This work addresses the limited generalization of existing dynamical modeling approaches, which typically require system-specific modeling. To overcome this limitation, the paper introduces PDEDER, a pre-trained dynamics encoder that, for the first time, adapts the pre-training paradigm to dynamical system modeling. PDEDER employs neural ordinary differential equations (Neural ODEs) to construct a latent representation of system dynamics and jointly optimizes reconstruction, prediction objectives, and Lyapunov exponent constraints to ensure a well-structured and stable latent space. Evaluated across twelve diverse dynamical systems, PDEDER significantly outperforms baseline methods, demonstrating exceptional performance and strong generalization capabilities in both short- and long-term predictions within and across domains.

Learning system dynamics from observations is a critical problem in many applications over various real-world complex systems, e.g., climate, ecology, and fluid systems. Recently, neural dynamics modeling method have become a prevalent solution that embeds the object's observations into a latent space before learning dynamics using neural methods such as neural Ordinary Differential Equations (ODE). Existing dynamics modeling methods induce a specific model for each observation of different complex systems, resulting in poor generalization across systems. Inspired by the great success of pre-trained models, we conduct a generalized Pre-trained Dynamics EncoDER (PDEDER) which can embed the original state observations into a latent space where the dynamics can be captured more easily. To conduct the generalized PDEDER, we pre-train any Pre-trained Language Model (PLM) by minimizing the Lyapunov exponent objective, which constrains the chaotic behavior of governing dynamics learned in the latent space.
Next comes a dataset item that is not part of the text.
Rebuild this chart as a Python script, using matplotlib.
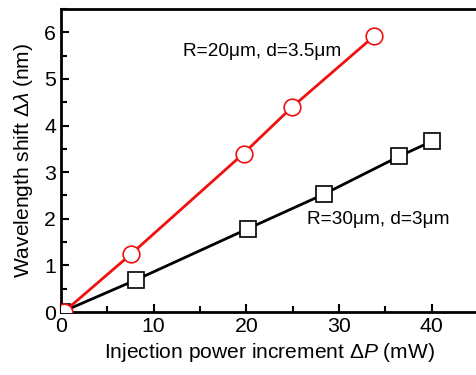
import matplotlib
matplotlib.use("Agg")
import matplotlib.pyplot as plt
from matplotlib.ticker import MultipleLocator

plt.rcParams['font.family'] = ['Liberation Sans', 'DejaVu Sans']
plt.rcParams['mathtext.fontset'] = 'custom'
plt.rcParams['mathtext.rm'] = 'Liberation Sans'
plt.rcParams['mathtext.it'] = 'Liberation Sans:italic'

# Data
x_r20 = [0.3, 7.6, 19.7, 24.9, 33.8]
y_r20 = [0.0, 1.25, 3.40, 4.39, 5.92]
x_r30 = [0.1, 8.1, 20.2, 28.4, 36.5, 40.0]
y_r30 = [0.0, 0.69, 1.79, 2.53, 3.34, 3.66]
label_r20 = "R=20μm, d=3.5μm"
label_r30 = "R=30μm, d=3μm"

fig = plt.figure(figsize=(4.76, 3.75), dpi=100)
ax = fig.add_axes([61/476, 1-312/375, (478-61)/476, (312-9)/375])

ax.plot(x_r30, y_r30, color='black', lw=2, marker='s', ms=11, mfc='white',
        mec='black', mew=1.2, zorder=3)
ax.plot(x_r20, y_r20, color='#f01010', lw=2, marker='o', ms=12, mfc='white',
        mec='#f01010', mew=1.2, zorder=4)

ax.set_xlim(0, 45)
ax.set_ylim(0, 6.5)
ax.xaxis.set_major_locator(MultipleLocator(10))
ax.xaxis.set_minor_locator(MultipleLocator(5))
ax.yaxis.set_major_locator(MultipleLocator(1))
ax.yaxis.set_minor_locator(MultipleLocator(0.5))
ax.tick_params(which='both', direction='in', top=False, right=False, width=1.5,
               labelsize=15.3)
ax.tick_params(which='major', length=6)
ax.tick_params(which='minor', length=4)
for s in ax.spines.values():
    s.set_linewidth(2)

ax.set_xlabel(r"Injection power increment $\mathit{ΔP}$ (mW)", fontsize=15.1, labelpad=4)
ax.set_ylabel(r"Wavelength shift $\mathit{Δλ}$ (nm)", fontsize=15.1, labelpad=7)

ax.text(13.2, 5.58, label_r20, fontsize=13.7, va='center', ha='left')
ax.text(26.5, 1.98, label_r30, fontsize=13.7, va='center', ha='left')

fig.savefig("out.png", dpi=100)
By penalizing the divergence of embedded observations, our PDEDER promotes locally stable and well-structured latent dynamics, thereby facilitating more effective dynamics modeling than in the original observation space. In addition, we incorporate reconstruction and forecasting objectives to mitigate the risk of obtaining an over-smoothed latent space. Specifically, we collect 152 sets of real-world and synthetic observations from 23 complex systems as pre-training corpora and employ them to pre-train PDEDER. Given any future dynamic observation, we can fine-tune PDEDER with any specific dynamics modeling method. We evaluate PDEDER on 12 dynamic systems by short/long-term forecasting under both in-domain and cross-domain settings, and the empirical results indicate the effectiveness and generalizability of PDEDER.